Rows from a dataset of charts and code
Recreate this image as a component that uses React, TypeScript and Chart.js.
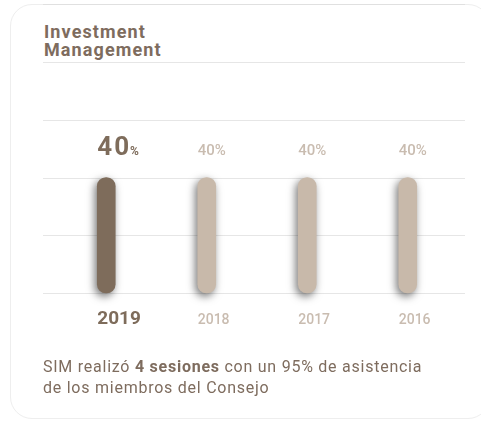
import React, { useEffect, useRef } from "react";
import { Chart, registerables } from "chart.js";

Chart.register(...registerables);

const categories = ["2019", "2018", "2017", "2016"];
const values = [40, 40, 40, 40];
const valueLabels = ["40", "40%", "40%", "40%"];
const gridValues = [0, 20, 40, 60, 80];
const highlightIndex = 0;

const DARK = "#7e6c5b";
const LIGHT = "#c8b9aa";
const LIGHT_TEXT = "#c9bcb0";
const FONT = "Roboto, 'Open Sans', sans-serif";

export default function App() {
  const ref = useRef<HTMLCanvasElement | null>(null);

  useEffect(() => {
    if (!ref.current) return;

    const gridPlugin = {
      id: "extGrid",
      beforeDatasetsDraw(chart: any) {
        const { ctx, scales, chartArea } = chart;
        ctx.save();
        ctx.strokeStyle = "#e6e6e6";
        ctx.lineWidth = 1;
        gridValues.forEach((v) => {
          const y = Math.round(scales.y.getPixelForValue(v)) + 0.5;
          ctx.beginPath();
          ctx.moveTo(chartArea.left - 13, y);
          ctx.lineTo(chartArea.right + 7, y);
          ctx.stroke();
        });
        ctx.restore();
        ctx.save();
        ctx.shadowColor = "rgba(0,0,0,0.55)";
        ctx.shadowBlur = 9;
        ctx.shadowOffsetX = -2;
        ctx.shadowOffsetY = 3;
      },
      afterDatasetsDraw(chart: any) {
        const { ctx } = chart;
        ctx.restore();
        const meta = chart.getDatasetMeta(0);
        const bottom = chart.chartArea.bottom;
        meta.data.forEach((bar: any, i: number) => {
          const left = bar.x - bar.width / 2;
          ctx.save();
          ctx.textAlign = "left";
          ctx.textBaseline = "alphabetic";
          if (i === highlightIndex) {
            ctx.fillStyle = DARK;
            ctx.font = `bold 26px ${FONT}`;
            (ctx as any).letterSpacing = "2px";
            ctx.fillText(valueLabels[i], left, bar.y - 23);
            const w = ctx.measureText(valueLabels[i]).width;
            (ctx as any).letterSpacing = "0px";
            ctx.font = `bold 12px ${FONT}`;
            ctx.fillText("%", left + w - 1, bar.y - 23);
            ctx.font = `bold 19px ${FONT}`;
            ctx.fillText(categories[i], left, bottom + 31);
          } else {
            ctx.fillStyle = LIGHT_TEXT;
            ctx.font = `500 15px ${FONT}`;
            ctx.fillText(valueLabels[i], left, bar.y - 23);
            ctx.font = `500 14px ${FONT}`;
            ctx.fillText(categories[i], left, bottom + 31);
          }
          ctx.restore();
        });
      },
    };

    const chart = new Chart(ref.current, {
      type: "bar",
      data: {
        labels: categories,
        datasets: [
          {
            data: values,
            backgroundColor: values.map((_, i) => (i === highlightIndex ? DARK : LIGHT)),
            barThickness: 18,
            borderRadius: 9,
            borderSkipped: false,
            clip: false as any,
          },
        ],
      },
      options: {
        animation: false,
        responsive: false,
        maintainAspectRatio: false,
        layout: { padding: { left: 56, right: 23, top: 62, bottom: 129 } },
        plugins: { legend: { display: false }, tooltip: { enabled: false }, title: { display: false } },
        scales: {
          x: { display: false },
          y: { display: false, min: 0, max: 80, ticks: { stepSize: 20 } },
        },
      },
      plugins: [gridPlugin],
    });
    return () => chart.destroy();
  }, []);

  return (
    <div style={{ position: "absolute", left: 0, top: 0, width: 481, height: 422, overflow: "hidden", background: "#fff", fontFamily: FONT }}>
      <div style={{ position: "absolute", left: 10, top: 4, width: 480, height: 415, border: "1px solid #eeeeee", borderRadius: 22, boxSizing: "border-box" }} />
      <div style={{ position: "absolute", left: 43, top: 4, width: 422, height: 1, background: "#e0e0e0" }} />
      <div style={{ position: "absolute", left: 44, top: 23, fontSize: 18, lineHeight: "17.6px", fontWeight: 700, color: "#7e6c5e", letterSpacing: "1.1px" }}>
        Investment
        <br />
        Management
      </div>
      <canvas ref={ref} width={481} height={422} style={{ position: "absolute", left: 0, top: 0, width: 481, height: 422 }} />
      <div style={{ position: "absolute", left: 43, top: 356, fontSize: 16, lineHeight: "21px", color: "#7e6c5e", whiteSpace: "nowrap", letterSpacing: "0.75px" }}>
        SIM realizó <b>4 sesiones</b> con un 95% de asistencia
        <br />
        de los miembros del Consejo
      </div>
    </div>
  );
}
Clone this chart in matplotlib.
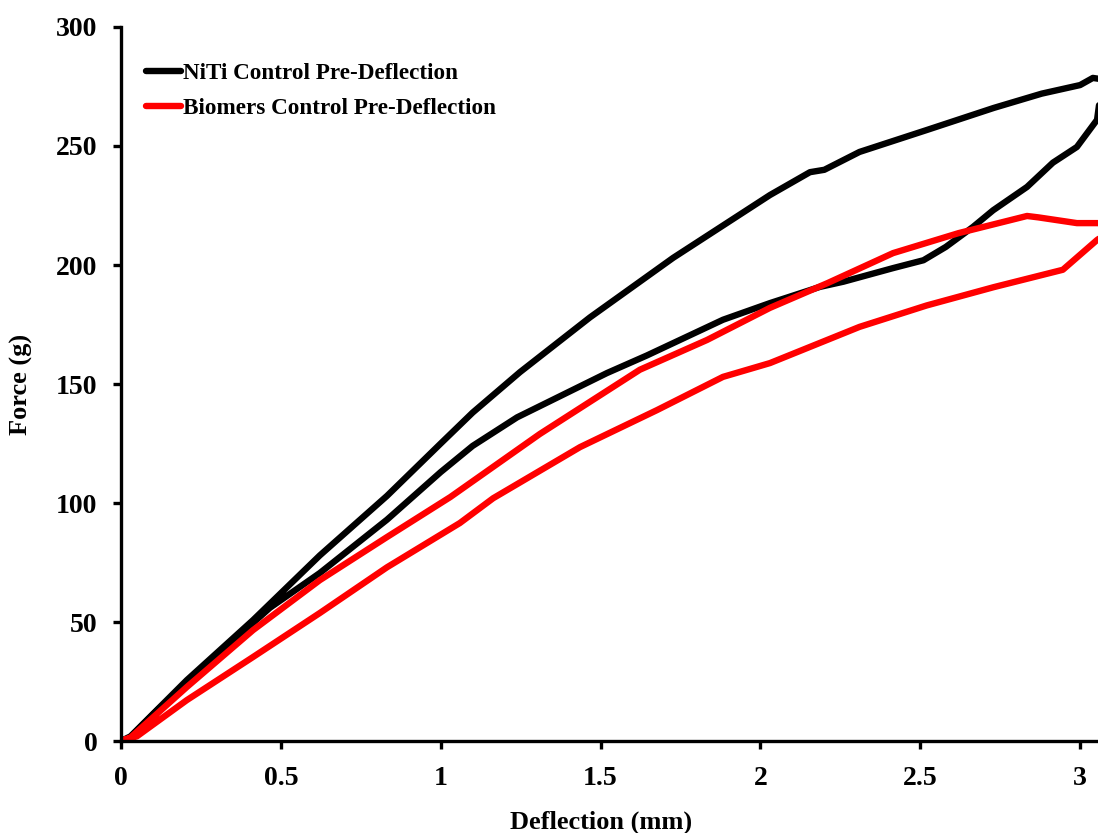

• Exercise task: For the entries shown above, give the number of lines that include the word "React", without any other text.

• The completed task: 2